Una volta trovato (e questo potrebbe portare via un paio d’ore) il Moca, o Museo d’Arte Contemporanea di Bangkok, vale una visita. Sei piani di bianco abbagliante, silenzio, dentro questo fortino che isola dall’arteria di traffico che gli corre di fianco. Servito da scale mobili e personale sorridente, dà l’impressione del vuoto, per i pochi visitatori e per i soffitti alti. Le opere esposte contrastano con l’omogeneità asettica delle sale: immagini schizzate e coloratissime. Immagini che mi colpiscono per il loro quasi costante richiamo alla religione buddista, alle sue forme e alle sue simbologie.
Darkenss e Lady di Weerasak Sassadee sono magnetiche. (http://www.mocabangkok.com/museum/web/en/art_the_collection.htm#)
È difficile immaginare la calca di una metropolitana inchiodarsi sul posto.
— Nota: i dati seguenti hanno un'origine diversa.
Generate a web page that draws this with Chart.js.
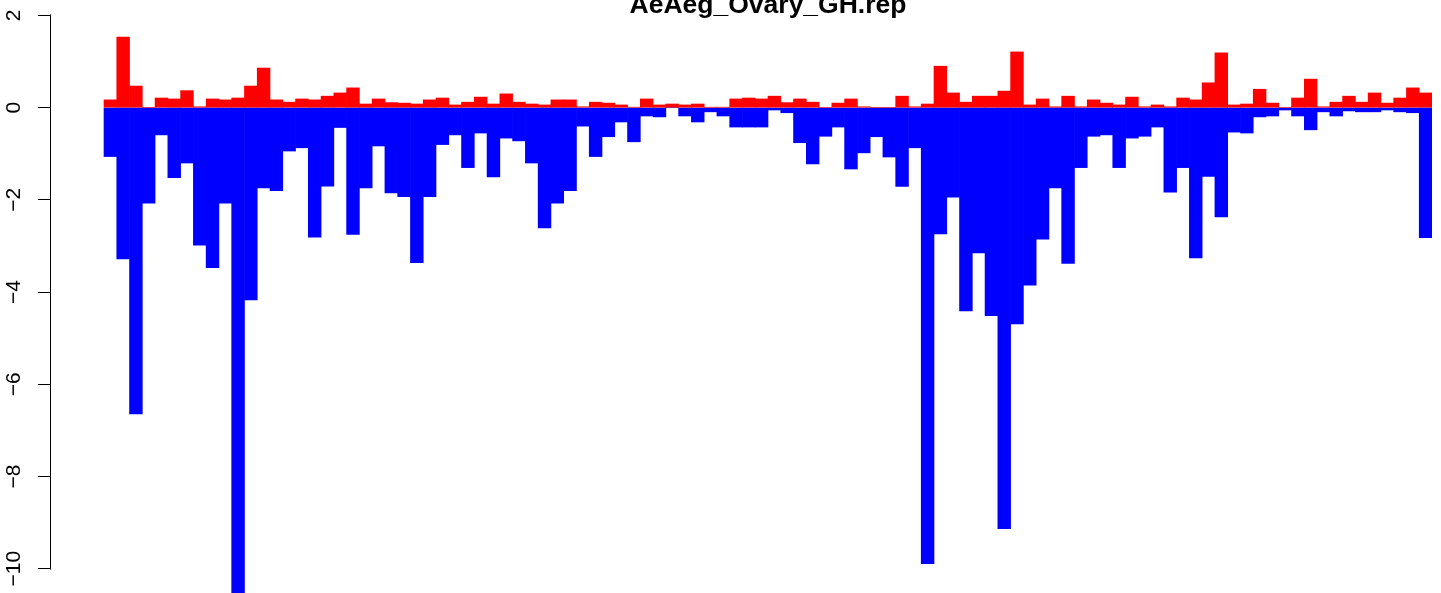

Succede a Bangkok. Alle otto di mattina, alle sei di sera. Quando gli altoparlanti di edifici pubblici, parchi, stazioni, metrò e treno volante intonano all’unisono le note di Pheng Chat, l’inno nazionale thailandese. È bizzarro da vedere, in particolare chi resta in posa, tessera alla mano, di fronte le barriere d’uscita. Non esce. Aspetta lo scadere di quei trenta secondi di sospensione. Poi ricomincia tutto come prima, frenetico e disordinato.
Resta l’effetto di una città immobile, impensabile.
Chinatown, di notte, è un bordello di caldo e roba da mangiare. A 40 bath, 1 euro, ci prendi zuppe, riso fritto e pad thai (noodles thailandesi saltati con uova, salsa di pesce, succo di tamarindo, peperoncino, più varie combinazioni di germogli di soia, gamberetti, pollo o tofu, guarniti con arachidi sbriciolate e coriandolo). Ci trovi pesce alla grigia o al curry e cesti di ghiaccio e birre Chang. Questo e altro. Perché a Bangkok, sulla strada, si mangia dappertutto, e a guardare bene ci scovi anche l’esotico estremo: piccoli scorpioni fritti da sgranocchiare come noccioline.